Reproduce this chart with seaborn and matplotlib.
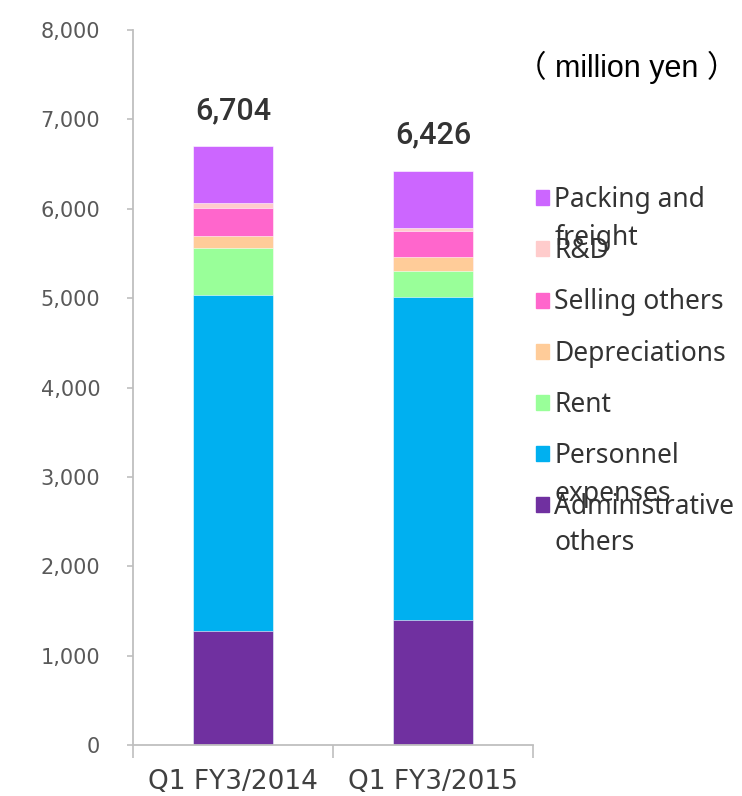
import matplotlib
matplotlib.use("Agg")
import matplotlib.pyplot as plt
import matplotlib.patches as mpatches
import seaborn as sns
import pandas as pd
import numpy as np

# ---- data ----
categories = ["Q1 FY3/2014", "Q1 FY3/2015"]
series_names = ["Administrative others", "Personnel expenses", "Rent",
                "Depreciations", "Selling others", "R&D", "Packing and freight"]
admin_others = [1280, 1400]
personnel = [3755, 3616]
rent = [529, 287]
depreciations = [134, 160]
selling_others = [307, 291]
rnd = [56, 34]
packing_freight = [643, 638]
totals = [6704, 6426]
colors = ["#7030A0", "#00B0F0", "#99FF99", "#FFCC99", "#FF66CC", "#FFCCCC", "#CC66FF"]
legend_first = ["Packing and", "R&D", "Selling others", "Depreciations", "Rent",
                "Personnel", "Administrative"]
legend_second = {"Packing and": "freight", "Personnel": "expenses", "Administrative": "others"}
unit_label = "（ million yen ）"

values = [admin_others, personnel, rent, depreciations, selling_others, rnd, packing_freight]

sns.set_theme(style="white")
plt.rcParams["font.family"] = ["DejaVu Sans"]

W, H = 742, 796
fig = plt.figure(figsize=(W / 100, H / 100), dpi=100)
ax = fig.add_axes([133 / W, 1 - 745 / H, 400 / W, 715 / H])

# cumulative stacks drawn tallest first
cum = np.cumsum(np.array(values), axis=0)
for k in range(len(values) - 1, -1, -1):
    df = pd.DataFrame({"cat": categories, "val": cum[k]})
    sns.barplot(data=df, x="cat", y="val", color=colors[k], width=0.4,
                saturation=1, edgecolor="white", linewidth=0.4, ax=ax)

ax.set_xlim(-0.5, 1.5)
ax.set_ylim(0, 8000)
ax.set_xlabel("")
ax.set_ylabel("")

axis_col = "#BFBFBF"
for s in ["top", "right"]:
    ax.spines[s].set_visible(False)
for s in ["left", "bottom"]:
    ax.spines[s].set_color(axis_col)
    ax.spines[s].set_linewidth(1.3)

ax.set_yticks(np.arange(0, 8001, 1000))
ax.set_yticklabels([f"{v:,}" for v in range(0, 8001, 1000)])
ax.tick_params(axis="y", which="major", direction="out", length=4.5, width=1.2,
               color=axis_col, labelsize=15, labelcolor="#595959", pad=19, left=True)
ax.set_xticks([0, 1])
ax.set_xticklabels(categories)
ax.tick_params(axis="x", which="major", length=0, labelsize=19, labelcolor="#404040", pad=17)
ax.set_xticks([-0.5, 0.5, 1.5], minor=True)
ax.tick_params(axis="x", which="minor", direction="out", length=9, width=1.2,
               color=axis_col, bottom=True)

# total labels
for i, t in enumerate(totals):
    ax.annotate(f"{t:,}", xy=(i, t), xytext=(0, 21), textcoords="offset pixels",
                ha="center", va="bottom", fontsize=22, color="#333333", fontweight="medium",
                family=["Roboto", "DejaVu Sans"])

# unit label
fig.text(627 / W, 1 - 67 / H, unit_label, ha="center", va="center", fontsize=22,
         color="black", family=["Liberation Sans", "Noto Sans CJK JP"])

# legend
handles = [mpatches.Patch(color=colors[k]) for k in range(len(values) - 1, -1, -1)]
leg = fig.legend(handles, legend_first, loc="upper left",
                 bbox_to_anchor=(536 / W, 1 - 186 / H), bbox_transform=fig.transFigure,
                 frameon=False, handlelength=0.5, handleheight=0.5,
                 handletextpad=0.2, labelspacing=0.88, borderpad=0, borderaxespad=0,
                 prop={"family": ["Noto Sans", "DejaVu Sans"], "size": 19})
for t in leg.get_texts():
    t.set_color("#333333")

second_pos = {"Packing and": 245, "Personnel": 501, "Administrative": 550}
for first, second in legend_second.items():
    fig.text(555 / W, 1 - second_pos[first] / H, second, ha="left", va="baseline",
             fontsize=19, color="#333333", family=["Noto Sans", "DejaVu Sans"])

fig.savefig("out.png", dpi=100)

**Your goal**:
Leave out the pictures and output the rest of the material exactly as written.

**Correct response**:
Reproduce this chart with seaborn and matplotlib.
import matplotlib
matplotlib.use("Agg")
import matplotlib.pyplot as plt
import matplotlib.patches as mpatches
import seaborn as sns
import pandas as pd
import numpy as np

# ---- data ----
categories = ["Q1 FY3/2014", "Q1 FY3/2015"]
series_names = ["Administrative others", "Personnel expenses", "Rent",
                "Depreciations", "Selling others", "R&D", "Packing and freight"]
admin_others = [1280, 1400]
personnel = [3755, 3616]
rent = [529, 287]
depreciations = [134, 160]
selling_others = [307, 291]
rnd = [56, 34]
packing_freight = [643, 638]
totals = [6704, 6426]
colors = ["#7030A0", "#00B0F0", "#99FF99", "#FFCC99", "#FF66CC", "#FFCCCC", "#CC66FF"]
legend_first = ["Packing and", "R&D", "Selling others", "Depreciations", "Rent",
                "Personnel", "Administrative"]
legend_second = {"Packing and": "freight", "Personnel": "expenses", "Administrative": "others"}
unit_label = "（ million yen ）"

values = [admin_others, personnel, rent, depreciations, selling_others, rnd, packing_freight]

sns.set_theme(style="white")
plt.rcParams["font.family"] = ["DejaVu Sans"]

W, H = 742, 796
fig = plt.figure(figsize=(W / 100, H / 100), dpi=100)
ax = fig.add_axes([133 / W, 1 - 745 / H, 400 / W, 715 / H])

# cumulative stacks drawn tallest first
cum = np.cumsum(np.array(values), axis=0)
for k in range(len(values) - 1, -1, -1):
    df = pd.DataFrame({"cat": categories, "val": cum[k]})
    sns.barplot(data=df, x="cat", y="val", color=colors[k], width=0.4,
                saturation=1, edgecolor="white", linewidth=0.4, ax=ax)

ax.set_xlim(-0.5, 1.5)
ax.set_ylim(0, 8000)
ax.set_xlabel("")
ax.set_ylabel("")

axis_col = "#BFBFBF"
for s in ["top", "right"]:
    ax.spines[s].set_visible(False)
for s in ["left", "bottom"]:
    ax.spines[s].set_color(axis_col)
    ax.spines[s].set_linewidth(1.3)

ax.set_yticks(np.arange(0, 8001, 1000))
ax.set_yticklabels([f"{v:,}" for v in range(0, 8001, 1000)])
ax.tick_params(axis="y", which="major", direction="out", length=4.5, width=1.2,
               color=axis_col, labelsize=15, labelcolor="#595959", pad=19, left=True)
ax.set_xticks([0, 1])
ax.set_xticklabels(categories)
ax.tick_params(axis="x", which="major", length=0, labelsize=19, labelcolor="#404040", pad=17)
ax.set_xticks([-0.5, 0.5, 1.5], minor=True)
ax.tick_params(axis="x", which="minor", direction="out", length=9, width=1.2,
               color=axis_col, bottom=True)

# total labels
for i, t in enumerate(totals):
    ax.annotate(f"{t:,}", xy=(i, t), xytext=(0, 21), textcoords="offset pixels",
                ha="center", va="bottom", fontsize=22, color="#333333", fontweight="medium",
                family=["Roboto", "DejaVu Sans"])

# unit label
fig.text(627 / W, 1 - 67 / H, unit_label, ha="center", va="center", fontsize=22,
         color="black", family=["Liberation Sans", "Noto Sans CJK JP"])

# legend
handles = [mpatches.Patch(color=colors[k]) for k in range(len(values) - 1, -1, -1)]
leg = fig.legend(handles, legend_first, loc="upper left",
                 bbox_to_anchor=(536 / W, 1 - 186 / H), bbox_transform=fig.transFigure,
                 frameon=False, handlelength=0.5, handleheight=0.5,
                 handletextpad=0.2, labelspacing=0.88, borderpad=0, borderaxespad=0,
                 prop={"family": ["Noto Sans", "DejaVu Sans"], "size": 19})
for t in leg.get_texts():
    t.set_color("#333333")

second_pos = {"Packing and": 245, "Personnel": 501, "Administrative": 550}
for first, second in legend_second.items():
    fig.text(555 / W, 1 - second_pos[first] / H, second, ha="left", va="baseline",
             fontsize=19, color="#333333", family=["Noto Sans", "DejaVu Sans"])

fig.savefig("out.png", dpi=100)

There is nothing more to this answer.